**Brief**
Starting at the first line of the data, print each line verbatim up to and including the line bearing "-18.9, -19.6, -20.2];", omitting pictures.

##########

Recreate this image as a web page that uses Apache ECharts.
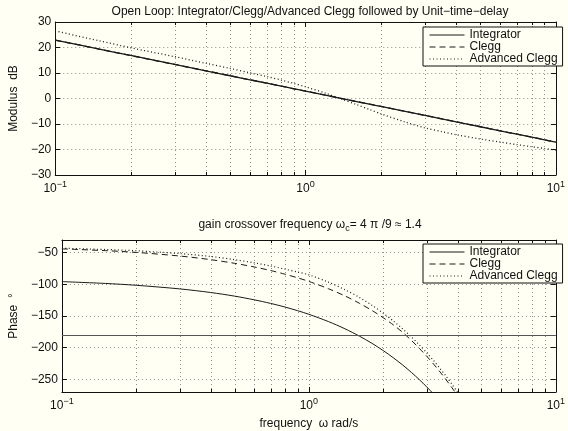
<!DOCTYPE html>
<html>
<head>
<meta charset="utf-8">
<script src="https://cdn.jsdelivr.net/npm/echarts@6/dist/echarts.min.js"></script>
<style>
  html, body { margin: 0; padding: 0; background: #fffff4; }
  #main { width: 568px; height: 431px; }
</style>
</head>
<body>
<div id="main"></div>
<script>
  // frequency points (rad/s)
  var freqMag = [0.1, 0.15, 0.2, 0.3, 0.4, 0.5, 0.6, 0.7, 0.8, 0.9, 1, 1.2, 1.4, 1.6, 1.8, 2, 2.5, 3, 3.5, 4, 5, 6, 7, 8, 9, 10];
  var freqPhase = [0.1, 0.15, 0.2, 0.3, 0.4, 0.5, 0.6, 0.7, 0.8, 0.9, 1.0, 1.2, 1.4, 1.6, 1.8, 2.0, 2.2, 2.4, 2.6, 2.8, 3.0, 3.2, 3.4, 3.6, 3.8, 4.0, 4.2, 4.4];

  // modulus dB
  var integratorMag = [22.9, 19.38, 16.88, 13.36, 10.86, 8.92, 7.34, 6.0, 4.84, 3.81, 2.9, 1.31, -0.03, -1.19, -2.21, -3.12, -5.06, -6.64, -7.98, -9.14, -11.08, -12.67, -14.01, -15.17, -16.19, -17.1];
  var cleggMag = [22.9, 19.38, 16.88, 13.36, 10.86, 8.92, 7.34, 6.0, 4.84, 3.81, 2.9, 1.31, -0.03, -1.19, -2.21, -3.12, -5.06, -6.64, -7.98, -9.14, -11.08, -12.67, -14.01, -15.17, -16.19, -17.1];
  var advCleggMag = [26.5, 22.6, 19.9, 16.4, 13.8, 11.8, 10.1, 8.6, 7.2, 5.9, 4.6, 2.1, -0.3, -2.4, -4.3, -6.0, -9.2, -11.5, -13.0, -14.2, -15.9, -17.1, -18.1, -18.9, -19.6, -20.2];

  // phase deg
  var integratorPhase = [-95.7, -98.6, -101.5, -107.2, -112.9, -118.6, -124.4, -130.1, -135.8, -141.6, -147.3, -158.8, -170.2, -181.7, -193.1, -204.6, -216.1, -227.5, -239.0, -250.4, -261.9, -273.3, -284.8, -296.3, -307.7, -319.2, -330.6, -342.1];
  var cleggPhase = [-44.0, -46.8, -49.6, -55.3, -61.0, -66.8, -72.5, -78.2, -84.0, -89.7, -95.4, -106.9, -118.3, -129.8, -141.2, -152.7, -164.2, -176.0, -188.5, -201.0, -213.5, -226.0, -238.5, -251.0, -263.5, -276.0, -288.5, -301.0];
  var advCleggPhase = [-43.0, -45.0, -47.0, -51.5, -56.0, -61.0, -66.0, -71.0, -76.0, -80.5, -85.0, -96.5, -108.5, -120.5, -133.0, -145.5, -158.0, -170.5, -183.0, -195.5, -208.0, -220.5, -233.0, -245.5, -258.0, -270.5, -283.0, -295.5];

  var phaseRef = -180;
  var minorFreqs = [0.2, 0.3, 0.4, 0.5, 0.6, 0.7, 0.8, 0.9, 2, 3, 4, 5, 6, 7, 8, 9];
  var seriesNames = ['Integrator', 'Clegg', 'Advanced Clegg'];

  var magRange = [-30, 30];
  var phaseRange = [-270, -30];

  var FONT = 'Liberation Sans';
  var INK = '#111';
  var BG = '#fffff4';
  var GRIDC = '#8c8c8c';

  function pairs(xs, ys) {
    return xs.map(function (x, i) { return [x, ys[i]]; });
  }

  // 10^n labels
  function powLabel(v) {
    var e = Math.round(Math.log(v) / Math.LN10);
    return '{b|10}{e|' + String(e).replace('-', '\u2212') + '}';
  }
  function minusLabel(v) {
    return String(v).replace('-', '\u2212');
  }

  var powRich = {
    b: { fontFamily: FONT, fontSize: 12, color: INK },
    e: { fontFamily: FONT, fontSize: 9, color: INK, padding: [0, 0, 8, 0] }
  };

  function xAxes(gridIndex) {
    return [{
      type: 'log', logBase: 10, gridIndex: gridIndex, min: 0.1, max: 10,
      axisLine: { onZero: false, lineStyle: { color: INK, width: 1 } },
      axisTick: { inside: true, length: 5, lineStyle: { color: INK } },
      axisLabel: { formatter: powLabel, rich: powRich, margin: 5, showMaxLabel: true },
      splitLine: { show: true, lineStyle: { color: GRIDC, type: [1, 3] } }
    }, {
      type: 'log', logBase: 10, gridIndex: gridIndex, min: 0.1, max: 10, position: 'top',
      axisLine: { onZero: false, lineStyle: { color: INK, width: 1 } },
      axisTick: { inside: true, length: 5, lineStyle: { color: INK } },
      axisLabel: { show: false },
      splitLine: { show: false }
    }];
  }

  function yAxes(gridIndex, range, extra) {
    var left = {
      type: 'value', gridIndex: gridIndex, min: range[0], max: range[1],
      axisLine: { show: true, onZero: false, lineStyle: { color: INK, width: 1 } },
      axisTick: { show: true, inside: true, length: 5, lineStyle: { color: INK } },
      axisLabel: { fontFamily: FONT, fontSize: 12, color: INK, margin: 4, formatter: minusLabel },
      splitLine: { show: true, lineStyle: { color: GRIDC, type: [1, 3] } },
      nameLocation: 'middle', nameRotate: 90,
      nameTextStyle: { fontFamily: FONT, fontSize: 12, color: INK }
    };
    var right = {
      type: 'value', gridIndex: gridIndex, min: range[0], max: range[1], position: 'right',
      axisLine: { show: true, onZero: false, lineStyle: { color: INK, width: 1 } },
      axisTick: { show: true, inside: true, length: 5, lineStyle: { color: INK } },
      axisLabel: { show: false },
      splitLine: { show: false }
    };
    for (var k in extra) { left[k] = extra[k]; right[k] = extra[k]; }
    return [left, right];
  }

  // dotted minor grid + small ticks for the log axis
  function minorGrid(gridIndex, range) {
    return {
      type: 'custom', xAxisIndex: gridIndex * 2, yAxisIndex: gridIndex * 2, silent: true, z: 1,
      data: minorFreqs.map(function (f) { return [f, range[0]]; }),
      renderItem: function (params, api) {
        var top = api.coord([api.value(0), range[1]]);
        var bot = api.coord([api.value(0), range[0]]);
        var x = Math.round(top[0]) + 0.5;
        return {
          type: 'group',
          children: [
            { type: 'line', shape: { x1: x, y1: top[1], x2: x, y2: bot[1] }, style: { stroke: GRIDC, lineWidth: 1, lineDash: [1, 3] } },
            { type: 'line', shape: { x1: x, y1: top[1], x2: x, y2: top[1] + 3 }, style: { stroke: INK, lineWidth: 1 } },
            { type: 'line', shape: { x1: x, y1: bot[1], x2: x, y2: bot[1] - 3 }, style: { stroke: INK, lineWidth: 1 } }
          ]
        };
      }
    };
  }

  function curve(name, gridIndex, data, lineType, width) {
    return {
      name: name, type: 'line', xAxisIndex: gridIndex * 2, yAxisIndex: gridIndex * 2,
      data: data, symbol: 'none', smooth: 0.3, z: 3,
      itemStyle: { color: '#1a1a1a' },
      lineStyle: { color: '#1a1a1a', width: width, type: lineType }
    };
  }

  function legendAt(top) {
    return {
      data: seriesNames, orient: 'vertical', left: 423, top: top, width: 138,
      itemWidth: 35, itemHeight: 13, itemGap: 0,
      padding: [2, 5, 1, 6],
      borderColor: INK, borderWidth: 1, backgroundColor: BG,
      itemStyle: { opacity: 0 },
      lineStyle: { width: 1, color: '#1a1a1a' },
      textStyle: { fontFamily: FONT, fontSize: 12, color: INK },
      selectedMode: false
    };
  }

  var phaseSeries = curve('Integrator', 1, pairs(freqPhase, integratorPhase), 'solid', 1);
  phaseSeries.markLine = {
    silent: true, symbol: 'none', label: { show: false },
    lineStyle: { color: '#555', width: 1, type: 'solid' },
    data: [{ yAxis: phaseRef }]
  };

  var chart = echarts.init(document.getElementById('main'));
  chart.setOption({
    backgroundColor: BG,
    animation: false,
    title: [{
      text: 'Open Loop: Integrator/Clegg/Advanced Clegg followed by Unit\u2212time\u2212delay',
      left: 305, top: 1, textAlign: 'center',
      textStyle: { fontFamily: FONT, fontSize: 12, fontWeight: 'normal', color: INK }
    }, {
      text: '{a|gain crossover frequency \u03c9}{s|c}{a|= 4 \u03c0 /9 \u2248 1.4}',
      left: 305, top: 211, textAlign: 'center',
      textStyle: {
        fontWeight: 'normal',
        rich: {
          a: { fontFamily: FONT, fontSize: 12, fontWeight: 'normal', color: INK },
          s: { fontFamily: FONT, fontSize: 9, fontWeight: 'normal', color: INK, padding: [8, 0, 0, 0] }
        }
      }
    }],
    grid: [
      { left: 49, top: 22, width: 511, height: 153 },
      { left: 49, top: 240, width: 511, height: 153 }
    ],
    legend: [legendAt(27), legendAt(244)],
    xAxis: xAxes(0).concat(xAxes(1)).map(function (ax, i) {
      if (i === 2) {
        ax.name = 'frequency  \u03c9 rad/s';
        ax.nameLocation = 'middle';
        ax.nameGap = 26;
        ax.nameTextStyle = { fontFamily: FONT, fontSize: 12, color: INK };
      }
      return ax;
    }),
    yAxis: yAxes(0, magRange, { interval: 10 }).concat(yAxes(1, phaseRange, { splitNumber: 5 })).map(function (ax, i) {
      if (i === 0) { ax.name = 'Modulus  dB'; ax.nameGap = 30; }
      if (i === 2) {
        ax.name = 'Phase  \u00b0'; ax.nameGap = 33;
        ax.axisLabel.showMinLabel = false; ax.axisLabel.showMaxLabel = false;
      }
      return ax;
    }),
    series: [
      minorGrid(0, magRange),
      minorGrid(1, phaseRange),
      curve('Integrator', 0, pairs(freqMag, integratorMag), 'solid', 1.3),
      curve('Clegg', 0, pairs(freqMag, cleggMag), [6, 4], 1.3),
      curve('Advanced Clegg', 0, pairs(freqMag, advCleggMag), [1, 2.5], 1.3),
      phaseSeries,
      curve('Clegg', 1, pairs(freqPhase, cleggPhase), [6, 4], 1),
      curve('Advanced Clegg', 1, pairs(freqPhase, advCleggPhase), [1, 2.5], 1.2)
    ]
  });
</script>
</body>
</html>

##########

**Task result**
Recreate this image as a web page that uses Apache ECharts.
<!DOCTYPE html>
<html>
<head>
<meta charset="utf-8">
<script src="https://cdn.jsdelivr.net/npm/echarts@6/dist/echarts.min.js"></script>
<style>
  html, body { margin: 0; padding: 0; background: #fffff4; }
  #main { width: 568px; height: 431px; }
</style>
</head>
<body>
<div id="main"></div>
<script>
  // frequency points (rad/s)
  var freqMag = [0.1, 0.15, 0.2, 0.3, 0.4, 0.5, 0.6, 0.7, 0.8, 0.9, 1, 1.2, 1.4, 1.6, 1.8, 2, 2.5, 3, 3.5, 4, 5, 6, 7, 8, 9, 10];
  var freqPhase = [0.1, 0.15, 0.2, 0.3, 0.4, 0.5, 0.6, 0.7, 0.8, 0.9, 1.0, 1.2, 1.4, 1.6, 1.8, 2.0, 2.2, 2.4, 2.6, 2.8, 3.0, 3.2, 3.4, 3.6, 3.8, 4.0, 4.2, 4.4];

  // modulus dB
  var integratorMag = [22.9, 19.38, 16.88, 13.36, 10.86, 8.92, 7.34, 6.0, 4.84, 3.81, 2.9, 1.31, -0.03, -1.19, -2.21, -3.12, -5.06, -6.64, -7.98, -9.14, -11.08, -12.67, -14.01, -15.17, -16.19, -17.1];
  var cleggMag = [22.9, 19.38, 16.88, 13.36, 10.86, 8.92, 7.34, 6.0, 4.84, 3.81, 2.9, 1.31, -0.03, -1.19, -2.21, -3.12, -5.06, -6.64, -7.98, -9.14, -11.08, -12.67, -14.01, -15.17, -16.19, -17.1];
  var advCleggMag = [26.5, 22.6, 19.9, 16.4, 13.8, 11.8, 10.1, 8.6, 7.2, 5.9, 4.6, 2.1, -0.3, -2.4, -4.3, -6.0, -9.2, -11.5, -13.0, -14.2, -15.9, -17.1, -18.1, -18.9, -19.6, -20.2];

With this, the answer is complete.